Di certo l’impegno e la professionalità del team non sono in discussione, ciononostante non si può far a meno di osservare che pur cambiando tecnici, team principal e piloti il risultato è stato sempre il medesimo.

Il politicamente corretto denso di “dobbiamo capire”, “siamo un team giovane”, “puntiamo al secondo posto” ha sinceramente stancato.

Il team di Modena si appresta a iniziare la stagione senza aver rinforzato l’organico con i famigerati tecnici di spicco che potranno iniziare a lavorare solo sul progetto del prossimo anno. Sarà il primo vero anno del mandato di Frederic Vasseur, che ha giocato il suo bonus lo scorso anno quando ha ereditato una monoposto senza libretto di istruzioni lasciato in dote da Mattia Binotto.
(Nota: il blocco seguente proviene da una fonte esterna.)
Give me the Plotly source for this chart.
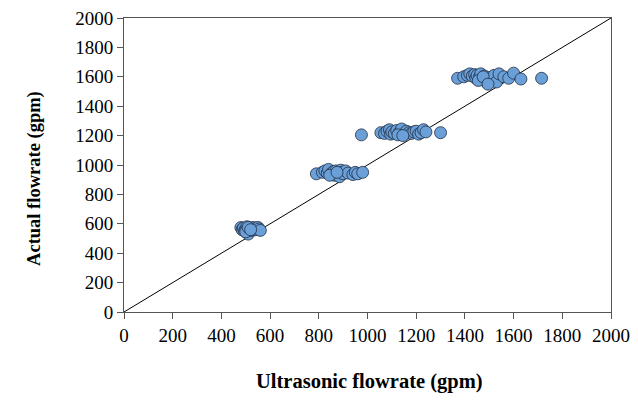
import plotly.graph_objects as go

x_ultrasonic = [480, 485, 490, 495, 500, 505, 510, 515, 520, 525, 530, 535, 540, 545, 550, 555, 560, 500, 510, 520,
                790, 815, 825, 835, 840, 850, 860, 865, 870, 880, 885, 890, 895, 900, 910, 920, 940, 950, 960, 980, 845, 875,
                975, 1055, 1070, 1080, 1090, 1095, 1100, 1110, 1120, 1130, 1140, 1150, 1160, 1170, 1180, 1190, 1200, 1210, 1220, 1230, 1240, 1300, 1125, 1145,
                1370, 1395, 1410, 1420, 1430, 1440, 1445, 1450, 1460, 1465, 1470, 1480, 1490, 1500, 1510, 1520, 1530, 1540, 1560, 1580, 1600, 1630, 1715, 1455, 1475, 1495]
y_actual = [575, 560, 570, 550, 565, 580, 530, 560, 570, 555, 575, 565, 560, 570, 575, 565, 555, 545, 575, 560,
            940, 950, 960, 945, 970, 940, 955, 930, 960, 945, 920, 965, 950, 940, 960, 945, 935, 950, 940, 950, 930, 950,
            1205, 1220, 1215, 1230, 1240, 1210, 1225, 1215, 1235, 1220, 1245, 1210, 1230, 1220, 1215, 1225, 1230, 1210, 1220, 1240, 1225, 1220, 1205, 1200,
            1590, 1600, 1610, 1620, 1605, 1615, 1590, 1610, 1600, 1620, 1585, 1605, 1560, 1595, 1575, 1610, 1565, 1620, 1600, 1590, 1625, 1585, 1590, 1575, 1600, 1550]
line_x = [0, 2000]
line_y = [0, 2000]
ticks = list(range(0, 2001, 200))
x_title = "Ultrasonic flowrate (gpm)"
y_title = "Actual flowrate (gpm)"

font = "Liberation Serif"
fig = go.Figure()
fig.add_trace(go.Scatter(x=line_x, y=line_y, mode="lines",
                         line=dict(color="black", width=1), hoverinfo="skip"))
fig.add_trace(go.Scatter(x=x_ultrasonic, y=y_actual, mode="markers",
                         marker=dict(size=12, color="#6A9FD8",
                                     line=dict(color="#1f2f44", width=0.8))))
axis_common = dict(range=[0, 2000], tickvals=ticks, showgrid=False, zeroline=False,
                   showline=True, linecolor="#555555", linewidth=1, mirror=True,
                   ticks="outside", ticklen=6, tickcolor="#555555", automargin=False,
                   ticklabeloverflow="allow",
                   tickfont=dict(family=font, size=19, color="black"))
fig.update_layout(
    width=630, height=392, showlegend=False,
    plot_bgcolor="white", paper_bgcolor="white",
    margin=dict(l=116, r=27, t=10, b=88),
    xaxis=dict(**axis_common),
    yaxis=dict(**axis_common),
    annotations=[
        dict(text="<b>" + x_title + "</b>", xref="paper", yref="paper",
             x=0.505, y=-0.238, xanchor="center", yanchor="middle", showarrow=False,
             font=dict(family=font, size=20.5, color="black")),
        dict(text="<b>" + y_title + "</b>", xref="paper", yref="paper",
             x=-0.1828, y=0.456, xanchor="center", yanchor="middle", showarrow=False,
             textangle=-90, font=dict(family=font, size=18.5, color="black")),
    ],
)
fig.write_html("out.html")
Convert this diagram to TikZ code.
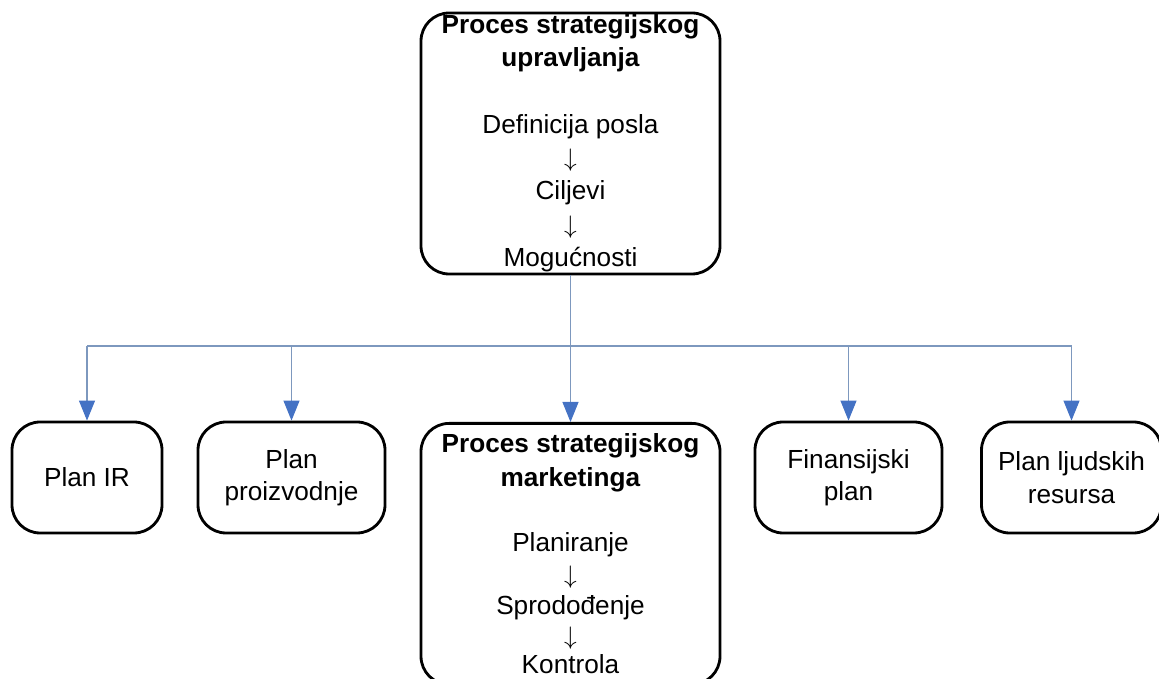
\documentclass[tikz,border=0pt]{standalone}
\usepackage{fontspec}
\setmainfont{Liberation Sans}
\usepackage{tikz}
\usetikzlibrary{calc,arrows.meta,positioning}
\usepackage{xcolor}

\definecolor{veza}{RGB}{125,152,190}
\definecolor{vrh}{RGB}{68,114,196}

\tikzset{
	kutija/.style={draw=black,line width=1.6pt,rounded corners=16pt,align=center,
		inner sep=0pt,font=\fontsize{14.9}{18.5}\selectfont},
	velika/.style={kutija,minimum width=5.98cm,minimum height=5.22cm},
	veza/.style={draw=veza,line width=0.6pt},
	strelica/.style={veza,-{Triangle[width=0.32cm,length=0.4cm,color=vrh,fill=vrh]}}
}

\begin{document}
\begin{tikzpicture}
		\clip (0,0) rectangle (23.18,-13.58);
		% gornji okvir
		\node[velika] (upr) at (11.41,-2.87)
		{\textbf{Proces strategijskog}\\\textbf{upravljanja}\\[19.5pt]
			Definicija posla\\[0.5pt]$\downarrow$\\[0.5pt]Ciljevi\\[0.5pt]$\downarrow$\\[0.5pt]Mogućnosti};
		% donji red
		\node[kutija,minimum width=3cm,minimum height=2.22cm] (ir) at (1.74,-9.55) {Plan IR};
		\node[kutija,minimum width=3.74cm,minimum height=2.22cm] (proiz) at (5.83,-9.55) {Plan\\proizvodnje};
		\node[velika,anchor=north] (mark) at (11.41,-8.44)
		{\textbf{Proces strategijskog}\\[0.5pt]\textbf{marketinga}\\[18.5pt]
			Planiranje\\[-0.5pt]$\downarrow$\\[-0.5pt]Sprodođenje\\[-1.5pt]$\downarrow$\\[-2pt]Kontrola};
		\node[kutija,minimum width=3.74cm,minimum height=2.22cm] (fin) at (16.97,-9.55) {Finansijski\\plan};
		\node[kutija,minimum width=3.6cm,minimum height=2.22cm] (ljud) at (21.43,-9.55) {Plan ljudskih\\resursa};
		% veze
		\coordinate (grana) at (11.41,-6.92);
		\draw[veza] (upr.south) -- (grana);
		\draw[veza] (grana -| ir.north) -- (grana -| ljud.north);
		\foreach \n in {ir,proiz,mark,fin,ljud}
		\draw[strelica] (grana -| \n.north) -- (\n.north);
	\end{tikzpicture}
\end{document}
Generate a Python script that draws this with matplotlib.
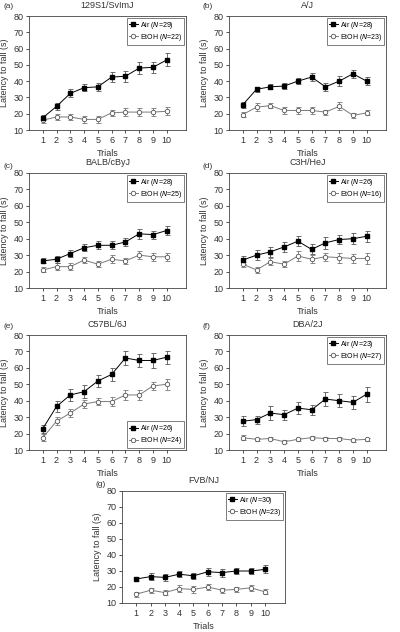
import numpy as np
import matplotlib
matplotlib.use("Agg")
import matplotlib.pyplot as plt

plt.rcParams['font.family'] = ['Liberation Sans', 'DejaVu Sans']
plt.rcParams['font.size'] = 6

trials = np.arange(1, 11)

strains = ['129S1/SvImJ', 'A/J', 'BALB/cByJ', 'C3H/HeJ', 'C57BL/6J', 'DBA/2J', 'FVB/NJ']
panel_labels = ['(a)', '(b)', '(c)', '(d)', '(e)', '(f)', '(g)']
n_air = [29, 28, 28, 26, 26, 23, 30]
n_etoh = [22, 23, 25, 16, 24, 27, 23]

air_mean = [
    [17.5, 24.5, 32.5, 36, 36.5, 42.5, 43, 48, 48.5, 53],
    [25.5, 35, 36.5, 37, 40, 42.5, 36.5, 40, 44.5, 40],
    [26.5, 27.5, 31, 34.5, 36, 36, 38, 43, 42.5, 45],
    [27, 30, 32, 35, 38.5, 33.5, 37.5, 39.5, 40, 41.5],
    [23, 36.5, 43.5, 45.5, 52, 56, 66, 64.5, 64.5, 66.5],
    [27.5, 28.5, 32.5, 31.5, 35.5, 34.5, 41, 40, 39, 44],
    [25, 26.5, 26, 28, 27, 29.5, 29, 30, 30, 31],
]
air_sem = [
    [1.5, 2, 2.5, 2, 2.5, 3, 3.5, 3.5, 3.5, 4],
    [2, 1.5, 1.5, 2, 2, 2.5, 2.5, 3, 2.5, 2.5],
    [1.5, 2, 2, 2, 2.5, 2.5, 2.5, 3, 2.5, 3],
    [2.5, 3, 3, 3, 3, 3, 3.5, 3, 3.5, 3.5],
    [2.5, 3.5, 3.5, 4, 3.5, 4, 4, 4, 4.5, 4],
    [3, 2.5, 4, 3, 3.5, 3, 4.5, 4, 4, 4.5],
    [1.5, 2, 2, 2, 2, 2.5, 2.5, 2, 2, 2.5],
]
etoh_mean = [
    [16, 18, 18, 16.5, 16.5, 20.5, 21, 21, 21, 21.5],
    [19.5, 24, 25, 22, 22, 22, 21, 24.5, 19, 20.5],
    [21, 23, 23, 27, 24.5, 27.5, 26.5, 30, 29, 29],
    [24.5, 21, 26, 24.5, 29.5, 27.5, 29, 28.5, 28, 28],
    [17.5, 27.5, 32.5, 38, 39.5, 39.5, 43.5, 43.5, 49, 50],
    [17.5, 16.5, 17, 15, 16.5, 17.5, 17, 17, 16, 16.5],
    [15.5, 18, 16.5, 19, 18.5, 20, 18, 18.5, 19.5, 17],
]
etoh_sem = [
    [1.5, 2, 2, 2, 2, 2, 2.5, 2.5, 2.5, 2.5],
    [1.5, 2.5, 1.5, 2, 2, 2, 1.5, 2.5, 1.5, 1.5],
    [1.5, 2, 2, 2, 2, 2.5, 2, 2.5, 2.5, 2.5],
    [1.5, 2, 2, 2, 3, 2.5, 2.5, 3, 3, 3.5],
    [2, 2.5, 2.5, 2.5, 2, 2.5, 3, 3, 2.5, 3.5],
    [1.5, 1, 1, 1, 1, 1, 1, 1, 1, 1],
    [1.5, 1.5, 1.5, 2, 2, 2, 1.5, 1.5, 2, 1.5],
]

# axes boxes in pixels: left, top, right, bottom
boxes = [
    (29, 16, 186, 130), (229, 16, 386, 130),
    (29, 173, 186, 288), (229, 173, 386, 288),
    (29, 335, 186, 450), (229, 335, 386, 450),
    (122, 491, 285, 603),
]
# where the (a)...(g) tags sit, in pixels
tag_pos = [(3, 6), (203, 6), (3, 166), (203, 166), (3, 326), (203, 326), (96, 485)]
W, H = 400, 632

fig = plt.figure(figsize=(W / 100, H / 100), dpi=100)

for i in range(7):
    l, t, r, b = boxes[i]
    ax = fig.add_axes([l / W, 1 - b / H, (r - l) / W, (b - t) / H])
    ax.errorbar(trials, air_mean[i], yerr=air_sem[i], fmt='none', ecolor='#555555',
                elinewidth=0.6, capsize=1.8, capthick=0.6, zorder=3)
    ax.plot(trials, air_mean[i], color='black', marker='s', markersize=2.8, lw=0.7,
            zorder=4, label=f'Air ($N$={n_air[i]})')
    ax.errorbar(trials, etoh_mean[i], yerr=etoh_sem[i], fmt='none', ecolor='#777777',
                elinewidth=0.6, capsize=1.8, capthick=0.6, zorder=2)
    ax.plot(trials, etoh_mean[i], color='#7a7a7a', marker='o', markersize=3.2,
            markerfacecolor='white', markeredgecolor='#555555', markeredgewidth=0.6,
            lw=0.7, zorder=3, label=f'EtOH ($N$={n_etoh[i]})')
    ax.set_xlim(0, 11.4)
    ax.set_ylim(10, 80)
    ax.set_xticks(trials)
    ax.set_yticks(np.arange(10, 81, 10))
    ax.tick_params(labelsize=6.5, length=2, width=0.6, pad=2, colors='#333333')
    for s in ax.spines.values():
        s.set_linewidth(0.6)
        s.set_color('#444444')
    ax.set_xlabel('Trials', fontsize=6.5, labelpad=3, color='#333333')
    ax.set_ylabel('Latency to fall (s)', fontsize=6.5, labelpad=3, color='#333333')
    ax.set_title(strains[i], fontsize=6.5, pad=6, color='#333333')
    loc = 'lower right' if i == 4 else 'upper right'
    leg = ax.legend(loc=loc, fontsize=5, frameon=True, fancybox=False, edgecolor='#444444',
                    borderpad=0.3, handlelength=1.3, handletextpad=0.3, labelspacing=0.15,
                    borderaxespad=0.25)
    leg.get_frame().set_linewidth(0.6)
    tx, ty = tag_pos[i]
    fig.text(tx / W, 1 - ty / H, panel_labels[i], fontsize=6, va='center',
             color='#333333')

fig.savefig('out.png', dpi=100)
Spero di essere smentito ma non intravedo nel manager francese la persona idonea al riscatto della rossa. Detto senza peli sulla lingua, la scelta del sostituto di Binotto è ricaduta sul manager francese in assenza di candidature di alto profilo. Del resto nella massima categoria del motorsport al netto di Toto Wolff e Christian Horner nessuno dei TP ha maturato una significativa esperienza alla guida di un top team. 

Toto Wolff scherza con Frederic Vasseur – Credit: corriere.it


Nel team di Maranello non c’è alcuna figura vincente, al punto che ciclicamente torna in auge il nome di Rory Byrne come consulente di progetto, carica che ormai sembra essere più una forma di riconoscenza per i fasti di un tempo che un ruolo incisivo nei recenti progetti tecnici della Ferrari.

Nello sport cosi come nella vita non si possono fare nozze con i fichi secchi. Manca un presidente presente e appassionato, un team principal vincente, una equipe in grado di realizzare e sviluppare una monoposto vincente. I piloti fanno quello che possono, riuscendo in molti casi a mascherare le limitazioni del mezzo ma non possono ambire al successo. 

Il presidente della Ferrari John Elkann – Credit: bbc.com


L’auspicio è che il progetto 676 non obblighi il team a pensare alla prossima rivoluzione tecnica datata 2026 cosi come successo con la depotenziata e disastrosa SF1000. Alla fine non sarebbe troppo tardi per onorare la promessa di John Elkann che in occasione del gran premio d’Italia dello scorso anno profetizzò un successo proprio entro il 2026.